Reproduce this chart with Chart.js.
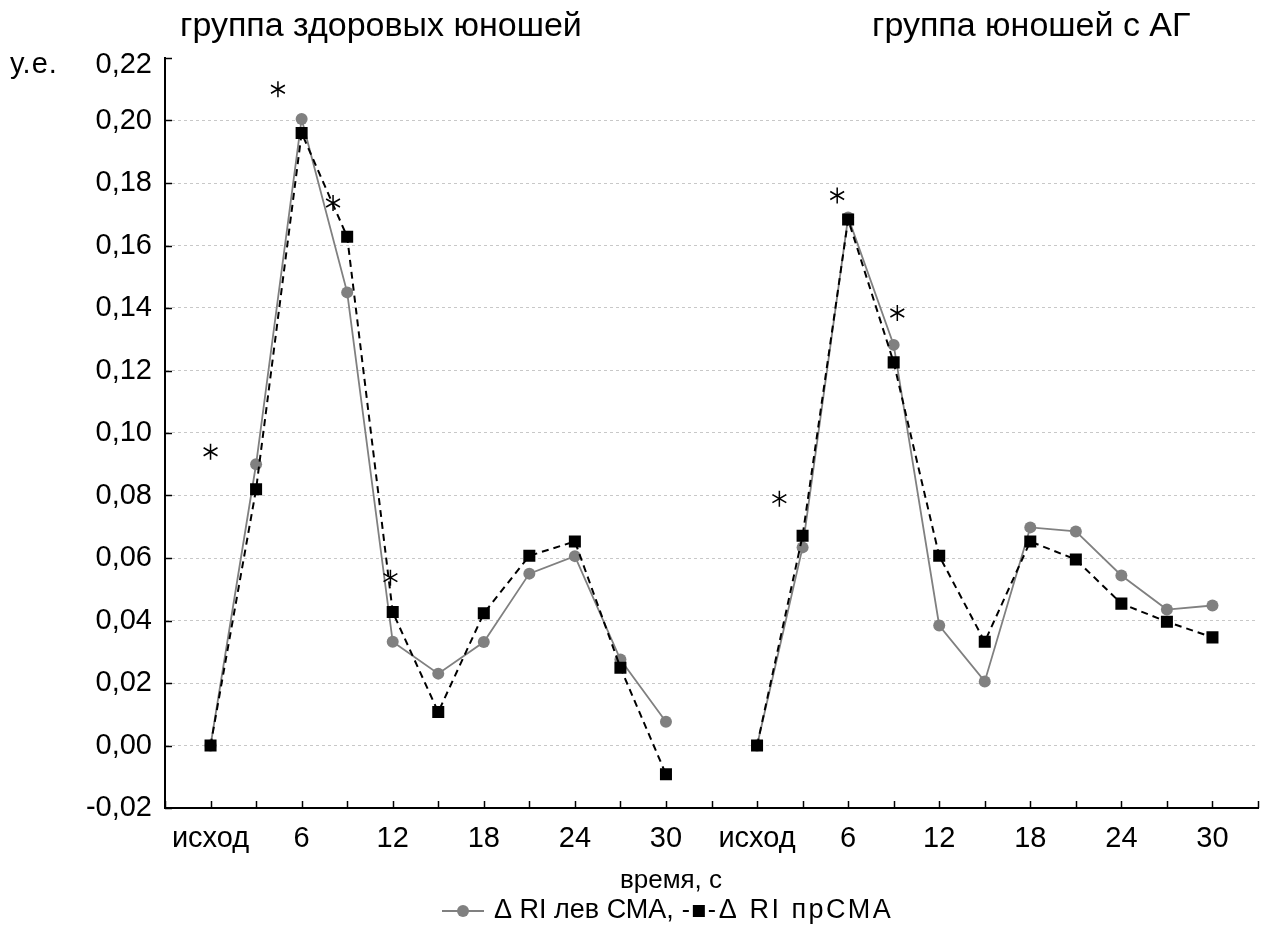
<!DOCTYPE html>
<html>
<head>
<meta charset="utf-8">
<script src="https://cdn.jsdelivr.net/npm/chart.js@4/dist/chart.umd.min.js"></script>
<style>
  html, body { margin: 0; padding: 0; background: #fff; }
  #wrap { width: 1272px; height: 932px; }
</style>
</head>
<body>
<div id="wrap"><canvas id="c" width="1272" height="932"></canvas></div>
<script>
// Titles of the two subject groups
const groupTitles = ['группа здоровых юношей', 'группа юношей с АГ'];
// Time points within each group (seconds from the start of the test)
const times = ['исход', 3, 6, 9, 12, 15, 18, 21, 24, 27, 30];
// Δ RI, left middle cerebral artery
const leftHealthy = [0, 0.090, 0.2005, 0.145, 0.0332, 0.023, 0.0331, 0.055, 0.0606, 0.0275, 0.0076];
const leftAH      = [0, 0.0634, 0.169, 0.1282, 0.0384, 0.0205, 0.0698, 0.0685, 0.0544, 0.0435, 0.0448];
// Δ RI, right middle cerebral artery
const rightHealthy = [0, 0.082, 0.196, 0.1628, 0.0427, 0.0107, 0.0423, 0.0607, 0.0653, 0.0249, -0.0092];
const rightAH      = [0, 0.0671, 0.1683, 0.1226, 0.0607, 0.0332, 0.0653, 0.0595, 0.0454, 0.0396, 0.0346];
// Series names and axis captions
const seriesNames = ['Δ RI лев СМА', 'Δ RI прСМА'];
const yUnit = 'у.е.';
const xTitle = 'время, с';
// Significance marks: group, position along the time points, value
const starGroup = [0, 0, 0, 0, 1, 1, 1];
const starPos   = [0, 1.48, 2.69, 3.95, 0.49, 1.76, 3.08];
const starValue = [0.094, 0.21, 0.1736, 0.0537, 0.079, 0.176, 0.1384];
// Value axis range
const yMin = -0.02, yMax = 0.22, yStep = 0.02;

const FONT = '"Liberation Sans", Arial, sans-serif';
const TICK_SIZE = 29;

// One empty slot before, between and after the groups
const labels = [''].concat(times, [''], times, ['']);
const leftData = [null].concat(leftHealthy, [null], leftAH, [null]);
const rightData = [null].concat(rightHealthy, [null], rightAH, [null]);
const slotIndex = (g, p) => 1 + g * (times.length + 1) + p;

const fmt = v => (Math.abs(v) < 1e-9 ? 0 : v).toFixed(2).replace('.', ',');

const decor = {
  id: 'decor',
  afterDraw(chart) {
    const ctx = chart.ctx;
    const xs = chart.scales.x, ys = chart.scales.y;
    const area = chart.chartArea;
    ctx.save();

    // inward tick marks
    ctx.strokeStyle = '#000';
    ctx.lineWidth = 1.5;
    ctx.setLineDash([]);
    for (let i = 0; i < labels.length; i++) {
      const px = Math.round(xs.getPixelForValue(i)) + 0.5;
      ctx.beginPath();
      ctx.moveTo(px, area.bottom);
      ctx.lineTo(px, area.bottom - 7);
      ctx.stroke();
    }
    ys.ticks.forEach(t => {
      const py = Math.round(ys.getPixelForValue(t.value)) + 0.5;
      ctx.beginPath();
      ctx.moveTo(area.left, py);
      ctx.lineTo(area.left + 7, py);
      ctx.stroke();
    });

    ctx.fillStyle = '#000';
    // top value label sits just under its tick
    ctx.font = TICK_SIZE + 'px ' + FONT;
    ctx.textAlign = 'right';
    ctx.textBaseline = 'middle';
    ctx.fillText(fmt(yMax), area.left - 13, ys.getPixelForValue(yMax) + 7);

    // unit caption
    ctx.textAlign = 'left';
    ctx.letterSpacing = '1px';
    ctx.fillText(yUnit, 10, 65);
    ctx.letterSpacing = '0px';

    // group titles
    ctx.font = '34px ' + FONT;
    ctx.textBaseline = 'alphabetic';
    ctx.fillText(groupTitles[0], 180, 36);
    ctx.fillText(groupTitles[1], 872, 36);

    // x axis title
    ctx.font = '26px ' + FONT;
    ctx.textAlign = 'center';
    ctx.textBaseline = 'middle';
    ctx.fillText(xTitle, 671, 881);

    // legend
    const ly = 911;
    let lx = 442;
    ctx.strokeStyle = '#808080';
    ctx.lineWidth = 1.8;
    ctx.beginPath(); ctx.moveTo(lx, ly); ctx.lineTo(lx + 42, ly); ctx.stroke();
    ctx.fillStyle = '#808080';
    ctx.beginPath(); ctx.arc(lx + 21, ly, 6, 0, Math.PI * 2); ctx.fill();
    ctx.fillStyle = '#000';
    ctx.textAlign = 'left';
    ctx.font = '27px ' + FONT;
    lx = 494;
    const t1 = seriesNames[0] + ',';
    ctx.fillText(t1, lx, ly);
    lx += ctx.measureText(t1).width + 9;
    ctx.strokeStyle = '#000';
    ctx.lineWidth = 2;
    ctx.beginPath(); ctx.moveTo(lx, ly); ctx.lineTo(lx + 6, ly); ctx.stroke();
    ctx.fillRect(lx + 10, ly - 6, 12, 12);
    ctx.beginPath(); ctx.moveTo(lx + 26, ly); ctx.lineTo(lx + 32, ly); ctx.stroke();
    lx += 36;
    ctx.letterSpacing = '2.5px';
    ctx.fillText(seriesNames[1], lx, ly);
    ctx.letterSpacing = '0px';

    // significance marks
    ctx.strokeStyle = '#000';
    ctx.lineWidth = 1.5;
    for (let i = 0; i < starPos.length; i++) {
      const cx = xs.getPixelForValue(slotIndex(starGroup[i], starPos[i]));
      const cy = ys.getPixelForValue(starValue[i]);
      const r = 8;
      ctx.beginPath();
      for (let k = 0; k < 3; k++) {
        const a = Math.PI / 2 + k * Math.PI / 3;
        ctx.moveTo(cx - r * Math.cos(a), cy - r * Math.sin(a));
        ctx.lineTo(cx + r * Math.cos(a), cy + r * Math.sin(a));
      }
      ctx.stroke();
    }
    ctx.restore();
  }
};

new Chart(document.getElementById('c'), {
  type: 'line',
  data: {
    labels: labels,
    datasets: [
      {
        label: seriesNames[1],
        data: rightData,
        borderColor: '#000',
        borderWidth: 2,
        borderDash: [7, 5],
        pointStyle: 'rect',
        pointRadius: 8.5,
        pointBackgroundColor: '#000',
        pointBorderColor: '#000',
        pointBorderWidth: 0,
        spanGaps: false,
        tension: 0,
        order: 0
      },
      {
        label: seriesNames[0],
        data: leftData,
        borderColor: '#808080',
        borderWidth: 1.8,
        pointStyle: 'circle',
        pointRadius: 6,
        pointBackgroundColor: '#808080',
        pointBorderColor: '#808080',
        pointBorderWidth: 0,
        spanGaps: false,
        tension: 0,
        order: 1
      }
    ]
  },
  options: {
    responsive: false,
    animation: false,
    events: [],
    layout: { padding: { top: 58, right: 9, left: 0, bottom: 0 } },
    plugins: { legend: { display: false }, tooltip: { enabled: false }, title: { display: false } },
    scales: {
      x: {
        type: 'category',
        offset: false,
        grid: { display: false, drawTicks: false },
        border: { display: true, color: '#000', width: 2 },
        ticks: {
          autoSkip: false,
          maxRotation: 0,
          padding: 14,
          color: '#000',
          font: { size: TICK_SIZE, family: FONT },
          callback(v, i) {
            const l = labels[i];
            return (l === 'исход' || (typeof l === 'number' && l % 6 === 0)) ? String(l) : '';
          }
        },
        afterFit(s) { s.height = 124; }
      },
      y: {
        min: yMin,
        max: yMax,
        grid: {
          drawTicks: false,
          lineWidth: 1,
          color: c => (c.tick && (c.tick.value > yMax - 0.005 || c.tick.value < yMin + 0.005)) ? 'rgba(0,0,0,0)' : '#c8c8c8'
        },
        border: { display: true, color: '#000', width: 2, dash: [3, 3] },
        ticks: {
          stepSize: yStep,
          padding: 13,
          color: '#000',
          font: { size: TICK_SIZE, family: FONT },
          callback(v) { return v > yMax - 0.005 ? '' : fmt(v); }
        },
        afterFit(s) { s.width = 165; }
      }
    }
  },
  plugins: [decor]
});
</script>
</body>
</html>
......
## STATED TASK
The lines from the start of the data through the line that contains "ctx.save();" are to be returned exactly, please, with both ends included and every picture left out.

## TASK SOLUTION
Reproduce this chart with Chart.js.
<!DOCTYPE html>
<html>
<head>
<meta charset="utf-8">
<script src="https://cdn.jsdelivr.net/npm/chart.js@4/dist/chart.umd.min.js"></script>
<style>
  html, body { margin: 0; padding: 0; background: #fff; }
  #wrap { width: 1272px; height: 932px; }
</style>
</head>
<body>
<div id="wrap"><canvas id="c" width="1272" height="932"></canvas></div>
<script>
// Titles of the two subject groups
const groupTitles = ['группа здоровых юношей', 'группа юношей с АГ'];
// Time points within each group (seconds from the start of the test)
const times = ['исход', 3, 6, 9, 12, 15, 18, 21, 24, 27, 30];
// Δ RI, left middle cerebral artery
const leftHealthy = [0, 0.090, 0.2005, 0.145, 0.0332, 0.023, 0.0331, 0.055, 0.0606, 0.0275, 0.0076];
const leftAH      = [0, 0.0634, 0.169, 0.1282, 0.0384, 0.0205, 0.0698, 0.0685, 0.0544, 0.0435, 0.0448];
// Δ RI, right middle cerebral artery
const rightHealthy = [0, 0.082, 0.196, 0.1628, 0.0427, 0.0107, 0.0423, 0.0607, 0.0653, 0.0249, -0.0092];
const rightAH      = [0, 0.0671, 0.1683, 0.1226, 0.0607, 0.0332, 0.0653, 0.0595, 0.0454, 0.0396, 0.0346];
// Series names and axis captions
const seriesNames = ['Δ RI лев СМА', 'Δ RI прСМА'];
const yUnit = 'у.е.';
const xTitle = 'время, с';
// Significance marks: group, position along the time points, value
const starGroup = [0, 0, 0, 0, 1, 1, 1];
const starPos   = [0, 1.48, 2.69, 3.95, 0.49, 1.76, 3.08];
const starValue = [0.094, 0.21, 0.1736, 0.0537, 0.079, 0.176, 0.1384];
// Value axis range
const yMin = -0.02, yMax = 0.22, yStep = 0.02;

const FONT = '"Liberation Sans", Arial, sans-serif';
const TICK_SIZE = 29;

// One empty slot before, between and after the groups
const labels = [''].concat(times, [''], times, ['']);
const leftData = [null].concat(leftHealthy, [null], leftAH, [null]);
const rightData = [null].concat(rightHealthy, [null], rightAH, [null]);
const slotIndex = (g, p) => 1 + g * (times.length + 1) + p;

const fmt = v => (Math.abs(v) < 1e-9 ? 0 : v).toFixed(2).replace('.', ',');

const decor = {
  id: 'decor',
  afterDraw(chart) {
    const ctx = chart.ctx;
    const xs = chart.scales.x, ys = chart.scales.y;
    const area = chart.chartArea;
    ctx.save();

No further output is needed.